When I was but a young child in the 1980s, I can remember veterans of the First World war marching in Charlottetown's Remembrance Day parade. Now this is entirely impossible; that link is gone.
Jack Babcock, who talked his way into the Canadian armed forces at 15 and almost a century later was celebrated as Canada’s last surviving veteran of World War I, has died. He was 109.
He died yesterday in Spokane, Washington, where he had lived since 1932, Canadian Prime Minister Stephen Harper said in a statement. Harper said Canada “mourns the passing of the generation that asserted our independence on the world stage and established our international reputation as an unwavering champion of freedom, democracy, human rights and the rule of law.”
Of the millions who participated in Europe’s so-called Great War, from 1914 to 1918, Babcock lived long enough to become one of three final survivors. He was modest about the honor, pointing out that he never saw combat.

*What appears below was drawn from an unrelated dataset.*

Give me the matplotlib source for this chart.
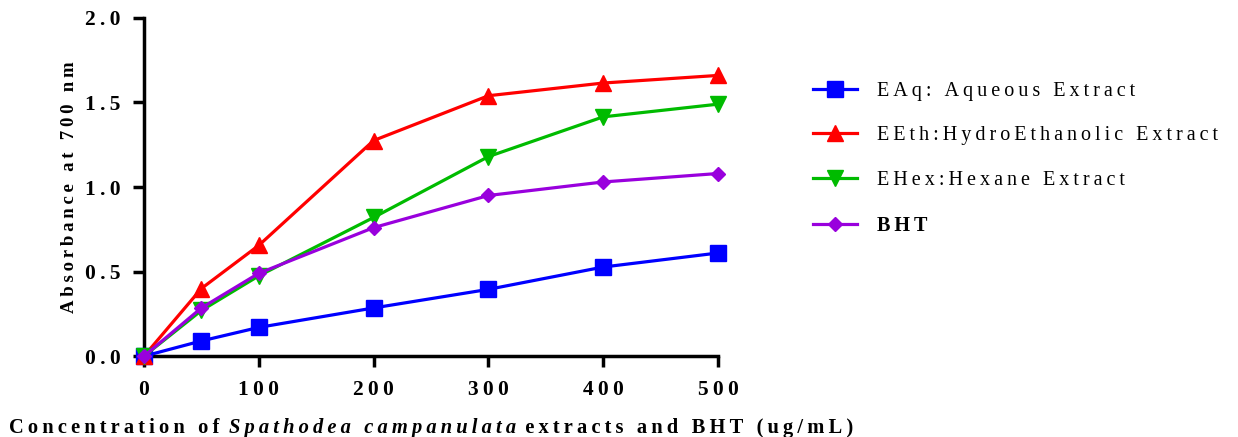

“I feel guilty because I’m not a war hero,” he told Canada’s Kingston Whig-Standard newspaper on his 109th birthday in July 2009. “I didn’t get to accomplish what I set out to do.”
After lying about his age to join the 146th Battalion of the Canadian Expeditionary Force, Babcock went through training and drills and made it to England before Canadian authorities cracked down on lax age enforcement. Along with about 1,300 other underage soldiers who were not yet 19, he was transferred to a newly formed Young Soldiers Battalion in England.